● **Direction**: Write the data out again exactly, with no pictures.

● **Material**:
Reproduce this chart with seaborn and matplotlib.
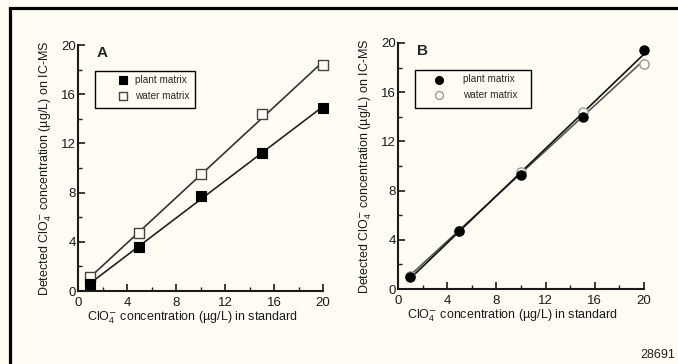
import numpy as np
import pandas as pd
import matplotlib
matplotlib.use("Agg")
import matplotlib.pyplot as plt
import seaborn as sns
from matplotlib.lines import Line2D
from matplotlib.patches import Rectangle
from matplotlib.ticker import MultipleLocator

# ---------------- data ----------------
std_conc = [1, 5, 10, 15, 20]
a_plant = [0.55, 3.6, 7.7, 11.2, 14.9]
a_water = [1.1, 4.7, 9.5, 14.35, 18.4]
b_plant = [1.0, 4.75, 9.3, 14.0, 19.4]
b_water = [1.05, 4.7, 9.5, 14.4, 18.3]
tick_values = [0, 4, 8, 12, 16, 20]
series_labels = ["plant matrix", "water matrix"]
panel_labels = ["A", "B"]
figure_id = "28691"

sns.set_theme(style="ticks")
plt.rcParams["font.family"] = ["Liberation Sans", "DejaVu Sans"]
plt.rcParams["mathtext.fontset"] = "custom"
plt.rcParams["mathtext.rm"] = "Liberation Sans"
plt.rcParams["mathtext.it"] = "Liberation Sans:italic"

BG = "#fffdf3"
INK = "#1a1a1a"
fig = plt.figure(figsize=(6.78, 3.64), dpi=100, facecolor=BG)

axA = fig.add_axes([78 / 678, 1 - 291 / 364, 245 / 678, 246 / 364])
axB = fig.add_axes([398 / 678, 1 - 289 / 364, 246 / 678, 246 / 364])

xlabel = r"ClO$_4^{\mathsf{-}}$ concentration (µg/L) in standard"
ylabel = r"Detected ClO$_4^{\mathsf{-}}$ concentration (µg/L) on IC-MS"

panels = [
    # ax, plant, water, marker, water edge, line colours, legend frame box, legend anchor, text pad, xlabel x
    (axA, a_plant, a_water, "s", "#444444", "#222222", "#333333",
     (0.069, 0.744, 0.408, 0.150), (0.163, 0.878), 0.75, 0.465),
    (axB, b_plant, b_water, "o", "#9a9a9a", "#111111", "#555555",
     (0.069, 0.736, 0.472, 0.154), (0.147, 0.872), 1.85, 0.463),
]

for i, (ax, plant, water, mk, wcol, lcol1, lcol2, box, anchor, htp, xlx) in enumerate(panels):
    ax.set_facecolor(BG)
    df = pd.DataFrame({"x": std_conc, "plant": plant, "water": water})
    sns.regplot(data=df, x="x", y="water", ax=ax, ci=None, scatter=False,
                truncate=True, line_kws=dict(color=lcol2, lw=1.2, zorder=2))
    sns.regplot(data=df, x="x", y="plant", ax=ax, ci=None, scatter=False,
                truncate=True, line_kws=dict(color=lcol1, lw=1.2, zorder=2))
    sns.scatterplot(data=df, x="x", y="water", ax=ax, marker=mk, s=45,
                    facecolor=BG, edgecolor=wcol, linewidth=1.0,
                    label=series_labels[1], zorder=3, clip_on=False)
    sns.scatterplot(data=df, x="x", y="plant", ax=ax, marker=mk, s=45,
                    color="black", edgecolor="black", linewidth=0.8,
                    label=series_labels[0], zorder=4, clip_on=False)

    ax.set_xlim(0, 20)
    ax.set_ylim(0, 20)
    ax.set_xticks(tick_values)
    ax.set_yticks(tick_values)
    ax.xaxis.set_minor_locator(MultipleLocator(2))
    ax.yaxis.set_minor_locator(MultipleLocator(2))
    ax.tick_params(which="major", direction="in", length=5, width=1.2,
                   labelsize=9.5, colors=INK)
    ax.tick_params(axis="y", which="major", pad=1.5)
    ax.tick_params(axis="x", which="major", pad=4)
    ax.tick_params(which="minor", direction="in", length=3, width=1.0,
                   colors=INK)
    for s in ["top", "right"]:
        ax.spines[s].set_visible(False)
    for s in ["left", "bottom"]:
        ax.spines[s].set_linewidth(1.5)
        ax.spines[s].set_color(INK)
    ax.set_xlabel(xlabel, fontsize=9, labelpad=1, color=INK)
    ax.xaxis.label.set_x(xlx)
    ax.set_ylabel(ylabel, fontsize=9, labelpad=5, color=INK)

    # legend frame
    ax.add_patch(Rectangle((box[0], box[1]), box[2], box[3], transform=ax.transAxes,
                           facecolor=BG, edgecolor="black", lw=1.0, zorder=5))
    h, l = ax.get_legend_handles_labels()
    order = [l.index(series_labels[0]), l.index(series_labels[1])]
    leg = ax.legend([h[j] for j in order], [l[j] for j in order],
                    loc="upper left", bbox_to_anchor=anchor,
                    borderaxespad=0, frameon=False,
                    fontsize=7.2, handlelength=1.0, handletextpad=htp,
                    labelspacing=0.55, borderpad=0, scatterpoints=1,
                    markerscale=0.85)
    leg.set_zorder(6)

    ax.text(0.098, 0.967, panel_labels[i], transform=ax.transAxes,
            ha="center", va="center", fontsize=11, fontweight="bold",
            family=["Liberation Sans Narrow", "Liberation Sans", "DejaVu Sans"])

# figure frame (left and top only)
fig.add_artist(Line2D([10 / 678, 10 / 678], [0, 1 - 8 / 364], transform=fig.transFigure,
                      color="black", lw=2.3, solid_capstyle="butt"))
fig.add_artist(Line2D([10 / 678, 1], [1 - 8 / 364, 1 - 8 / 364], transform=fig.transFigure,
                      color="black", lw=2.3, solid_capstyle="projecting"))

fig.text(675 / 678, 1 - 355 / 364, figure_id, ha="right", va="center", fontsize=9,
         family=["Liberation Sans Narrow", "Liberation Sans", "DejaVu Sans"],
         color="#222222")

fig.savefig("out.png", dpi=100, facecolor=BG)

● **Completed task**:
Reproduce this chart with seaborn and matplotlib.
import numpy as np
import pandas as pd
import matplotlib
matplotlib.use("Agg")
import matplotlib.pyplot as plt
import seaborn as sns
from matplotlib.lines import Line2D
from matplotlib.patches import Rectangle
from matplotlib.ticker import MultipleLocator

# ---------------- data ----------------
std_conc = [1, 5, 10, 15, 20]
a_plant = [0.55, 3.6, 7.7, 11.2, 14.9]
a_water = [1.1, 4.7, 9.5, 14.35, 18.4]
b_plant = [1.0, 4.75, 9.3, 14.0, 19.4]
b_water = [1.05, 4.7, 9.5, 14.4, 18.3]
tick_values = [0, 4, 8, 12, 16, 20]
series_labels = ["plant matrix", "water matrix"]
panel_labels = ["A", "B"]
figure_id = "28691"

sns.set_theme(style="ticks")
plt.rcParams["font.family"] = ["Liberation Sans", "DejaVu Sans"]
plt.rcParams["mathtext.fontset"] = "custom"
plt.rcParams["mathtext.rm"] = "Liberation Sans"
plt.rcParams["mathtext.it"] = "Liberation Sans:italic"

BG = "#fffdf3"
INK = "#1a1a1a"
fig = plt.figure(figsize=(6.78, 3.64), dpi=100, facecolor=BG)

axA = fig.add_axes([78 / 678, 1 - 291 / 364, 245 / 678, 246 / 364])
axB = fig.add_axes([398 / 678, 1 - 289 / 364, 246 / 678, 246 / 364])

xlabel = r"ClO$_4^{\mathsf{-}}$ concentration (µg/L) in standard"
ylabel = r"Detected ClO$_4^{\mathsf{-}}$ concentration (µg/L) on IC-MS"

panels = [
    # ax, plant, water, marker, water edge, line colours, legend frame box, legend anchor, text pad, xlabel x
    (axA, a_plant, a_water, "s", "#444444", "#222222", "#333333",
     (0.069, 0.744, 0.408, 0.150), (0.163, 0.878), 0.75, 0.465),
    (axB, b_plant, b_water, "o", "#9a9a9a", "#111111", "#555555",
     (0.069, 0.736, 0.472, 0.154), (0.147, 0.872), 1.85, 0.463),
]

for i, (ax, plant, water, mk, wcol, lcol1, lcol2, box, anchor, htp, xlx) in enumerate(panels):
    ax.set_facecolor(BG)
    df = pd.DataFrame({"x": std_conc, "plant": plant, "water": water})
    sns.regplot(data=df, x="x", y="water", ax=ax, ci=None, scatter=False,
                truncate=True, line_kws=dict(color=lcol2, lw=1.2, zorder=2))
    sns.regplot(data=df, x="x", y="plant", ax=ax, ci=None, scatter=False,
                truncate=True, line_kws=dict(color=lcol1, lw=1.2, zorder=2))
    sns.scatterplot(data=df, x="x", y="water", ax=ax, marker=mk, s=45,
                    facecolor=BG, edgecolor=wcol, linewidth=1.0,
                    label=series_labels[1], zorder=3, clip_on=False)
    sns.scatterplot(data=df, x="x", y="plant", ax=ax, marker=mk, s=45,
                    color="black", edgecolor="black", linewidth=0.8,
                    label=series_labels[0], zorder=4, clip_on=False)

    ax.set_xlim(0, 20)
    ax.set_ylim(0, 20)
    ax.set_xticks(tick_values)
    ax.set_yticks(tick_values)
    ax.xaxis.set_minor_locator(MultipleLocator(2))
    ax.yaxis.set_minor_locator(MultipleLocator(2))
    ax.tick_params(which="major", direction="in", length=5, width=1.2,
                   labelsize=9.5, colors=INK)
    ax.tick_params(axis="y", which="major", pad=1.5)
    ax.tick_params(axis="x", which="major", pad=4)
    ax.tick_params(which="minor", direction="in", length=3, width=1.0,
                   colors=INK)
    for s in ["top", "right"]:
        ax.spines[s].set_visible(False)
    for s in ["left", "bottom"]:
        ax.spines[s].set_linewidth(1.5)
        ax.spines[s].set_color(INK)
    ax.set_xlabel(xlabel, fontsize=9, labelpad=1, color=INK)
    ax.xaxis.label.set_x(xlx)
    ax.set_ylabel(ylabel, fontsize=9, labelpad=5, color=INK)

    # legend frame
    ax.add_patch(Rectangle((box[0], box[1]), box[2], box[3], transform=ax.transAxes,
                           facecolor=BG, edgecolor="black", lw=1.0, zorder=5))
    h, l = ax.get_legend_handles_labels()
    order = [l.index(series_labels[0]), l.index(series_labels[1])]
    leg = ax.legend([h[j] for j in order], [l[j] for j in order],
                    loc="upper left", bbox_to_anchor=anchor,
                    borderaxespad=0, frameon=False,
                    fontsize=7.2, handlelength=1.0, handletextpad=htp,
                    labelspacing=0.55, borderpad=0, scatterpoints=1,
                    markerscale=0.85)
    leg.set_zorder(6)

    ax.text(0.098, 0.967, panel_labels[i], transform=ax.transAxes,
            ha="center", va="center", fontsize=11, fontweight="bold",
            family=["Liberation Sans Narrow", "Liberation Sans", "DejaVu Sans"])

# figure frame (left and top only)
fig.add_artist(Line2D([10 / 678, 10 / 678], [0, 1 - 8 / 364], transform=fig.transFigure,
                      color="black", lw=2.3, solid_capstyle="butt"))
fig.add_artist(Line2D([10 / 678, 1], [1 - 8 / 364, 1 - 8 / 364], transform=fig.transFigure,
                      color="black", lw=2.3, solid_capstyle="projecting"))

fig.text(675 / 678, 1 - 355 / 364, figure_id, ha="right", va="center", fontsize=9,
         family=["Liberation Sans Narrow", "Liberation Sans", "DejaVu Sans"],
         color="#222222")

fig.savefig("out.png", dpi=100, facecolor=BG)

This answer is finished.